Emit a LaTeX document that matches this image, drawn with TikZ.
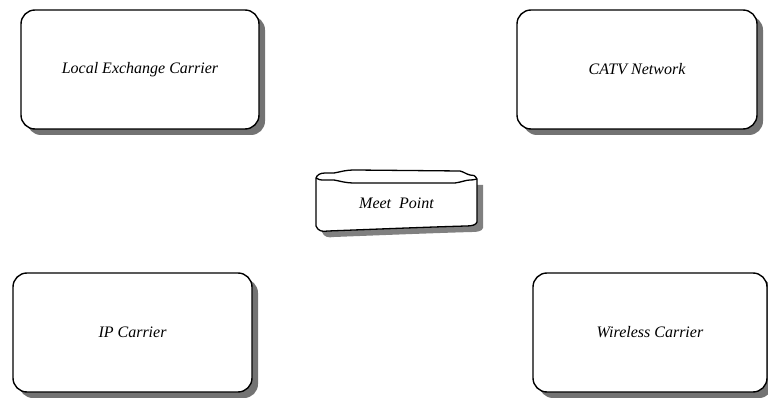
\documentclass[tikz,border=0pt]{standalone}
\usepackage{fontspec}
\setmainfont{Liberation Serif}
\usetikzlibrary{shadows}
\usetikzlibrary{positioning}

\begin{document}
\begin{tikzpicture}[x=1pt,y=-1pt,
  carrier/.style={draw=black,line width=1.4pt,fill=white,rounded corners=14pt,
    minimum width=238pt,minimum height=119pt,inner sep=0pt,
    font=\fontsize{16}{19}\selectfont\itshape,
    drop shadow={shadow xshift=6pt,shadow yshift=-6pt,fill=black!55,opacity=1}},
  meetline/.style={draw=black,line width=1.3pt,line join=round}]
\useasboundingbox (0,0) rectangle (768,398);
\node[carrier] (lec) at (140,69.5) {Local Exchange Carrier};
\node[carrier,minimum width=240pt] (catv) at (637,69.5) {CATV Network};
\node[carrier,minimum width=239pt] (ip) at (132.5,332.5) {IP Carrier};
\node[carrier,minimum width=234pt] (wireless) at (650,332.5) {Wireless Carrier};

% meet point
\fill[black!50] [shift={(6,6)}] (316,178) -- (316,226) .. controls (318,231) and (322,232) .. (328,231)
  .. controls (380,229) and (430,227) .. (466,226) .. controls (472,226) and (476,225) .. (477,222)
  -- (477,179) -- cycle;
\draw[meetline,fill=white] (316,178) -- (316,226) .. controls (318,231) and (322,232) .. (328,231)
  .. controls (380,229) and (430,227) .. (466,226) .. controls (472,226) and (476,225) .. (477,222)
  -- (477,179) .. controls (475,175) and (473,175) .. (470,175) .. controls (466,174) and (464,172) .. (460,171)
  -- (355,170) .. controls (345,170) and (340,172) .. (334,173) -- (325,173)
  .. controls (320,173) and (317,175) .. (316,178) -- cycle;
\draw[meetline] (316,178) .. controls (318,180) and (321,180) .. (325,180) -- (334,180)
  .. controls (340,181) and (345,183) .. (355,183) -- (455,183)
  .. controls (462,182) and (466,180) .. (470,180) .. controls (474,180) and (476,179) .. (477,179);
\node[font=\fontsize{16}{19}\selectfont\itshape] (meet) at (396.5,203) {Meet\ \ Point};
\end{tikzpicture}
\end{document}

**Problem requirements:**
Reproduce each line exactly as it appears, omitting the pictures.

**Full output:**
Emit a LaTeX document that matches this image, drawn with TikZ.
\documentclass[tikz,border=0pt]{standalone}
\usepackage{fontspec}
\setmainfont{Liberation Serif}
\usetikzlibrary{shadows}
\usetikzlibrary{positioning}

\begin{document}
\begin{tikzpicture}[x=1pt,y=-1pt,
  carrier/.style={draw=black,line width=1.4pt,fill=white,rounded corners=14pt,
    minimum width=238pt,minimum height=119pt,inner sep=0pt,
    font=\fontsize{16}{19}\selectfont\itshape,
    drop shadow={shadow xshift=6pt,shadow yshift=-6pt,fill=black!55,opacity=1}},
  meetline/.style={draw=black,line width=1.3pt,line join=round}]
\useasboundingbox (0,0) rectangle (768,398);
\node[carrier] (lec) at (140,69.5) {Local Exchange Carrier};
\node[carrier,minimum width=240pt] (catv) at (637,69.5) {CATV Network};
\node[carrier,minimum width=239pt] (ip) at (132.5,332.5) {IP Carrier};
\node[carrier,minimum width=234pt] (wireless) at (650,332.5) {Wireless Carrier};

% meet point
\fill[black!50] [shift={(6,6)}] (316,178) -- (316,226) .. controls (318,231) and (322,232) .. (328,231)
  .. controls (380,229) and (430,227) .. (466,226) .. controls (472,226) and (476,225) .. (477,222)
  -- (477,179) -- cycle;
\draw[meetline,fill=white] (316,178) -- (316,226) .. controls (318,231) and (322,232) .. (328,231)
  .. controls (380,229) and (430,227) .. (466,226) .. controls (472,226) and (476,225) .. (477,222)
  -- (477,179) .. controls (475,175) and (473,175) .. (470,175) .. controls (466,174) and (464,172) .. (460,171)
  -- (355,170) .. controls (345,170) and (340,172) .. (334,173) -- (325,173)
  .. controls (320,173) and (317,175) .. (316,178) -- cycle;
\draw[meetline] (316,178) .. controls (318,180) and (321,180) .. (325,180) -- (334,180)
  .. controls (340,181) and (345,183) .. (355,183) -- (455,183)
  .. controls (462,182) and (466,180) .. (470,180) .. controls (474,180) and (476,179) .. (477,179);
\node[font=\fontsize{16}{19}\selectfont\itshape] (meet) at (396.5,203) {Meet\ \ Point};
\end{tikzpicture}
\end{document}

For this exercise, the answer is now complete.